Evident from Berlier’s account, constant exposure to the dump alters an artist’s perspective on how society disposes materials. In “Homespun,” Berlier weaves wooden bedposts into a large chain that snakes in and out of the wall before spiraling across the floor. In effect, the junk left by our domestic lives is projected as an absurd buildup of trash over time.
But if Berlier appears pessimistic about the future of waste, her most interactive piece is uplifting: a circle of playable ivory keys (from an upright piano) wired to a Dell microcontroller and a Mac. Berlier titled the piece “The Beginning and the End Meet,” as it seemed poignant amongst the wasteland of ruined objects. “This whole place for me was about the end, where all these materials end up here,” related Berlier, “But it’s not the end — it has an impact.” With the right mindset, even discarded technology can meld into future designs.

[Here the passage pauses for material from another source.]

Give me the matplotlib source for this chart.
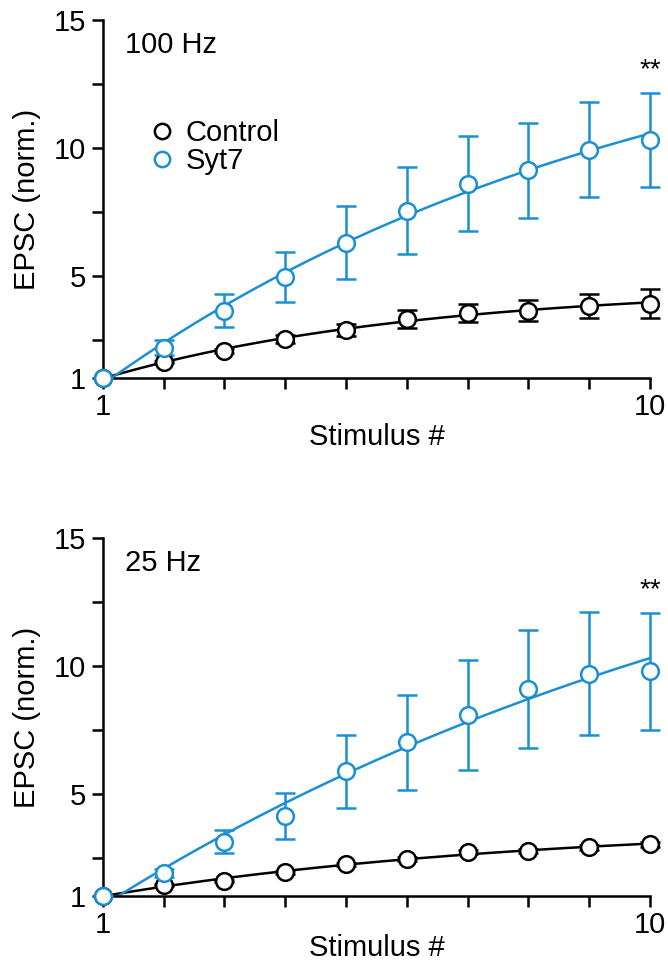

While Recology’s assorted junk is a virtual playground for sculptors like Berlier, it’s a challenge for artists like Donna Anderson Kam. Kam usually creates large-scale pastel drawings, but basic materials like paper were hard to come by as tractors compact piles at the dump. However, she remained enthusiastic towards reusing what others consider garbage. “Everything comes to an end here, and it’s really wonderful to experience that and try to make something new and fresh from it,” said Kam.
Indeed, Kam experimented with collages of advertisements in her process. Typically, Kam photographs young actors performing scenes, then sketches the images. In one piece from Kam’s “Little Hollywood, CA” series, a large canvas portrays disaffected youth rendered with a stunning spectrum of colors, with wild grass cut from a Budweiser ad. The details seem both real and artificial, reflecting a cultural environment where rampant consumerism becomes as natural as fields and trees.
In the end, hope for the future of ecology came from young artists like Ethan Estess. A grad student of interdisciplinary environmental science at Stanford, Estess has a passion for bridging marine ecology and sculpture. “Science writing is structured to be devoid of emotion,” said Estess, “but you can’t make decisions without emotions. Every choice we make comes from our conscious.”
“Hopefully, with my artwork, I can foster that environmental consciousness,” he concluded. And by showcasing the secret life of things we throw away, artists like Estess do just that: They bring matters of conservation science closer to the heart.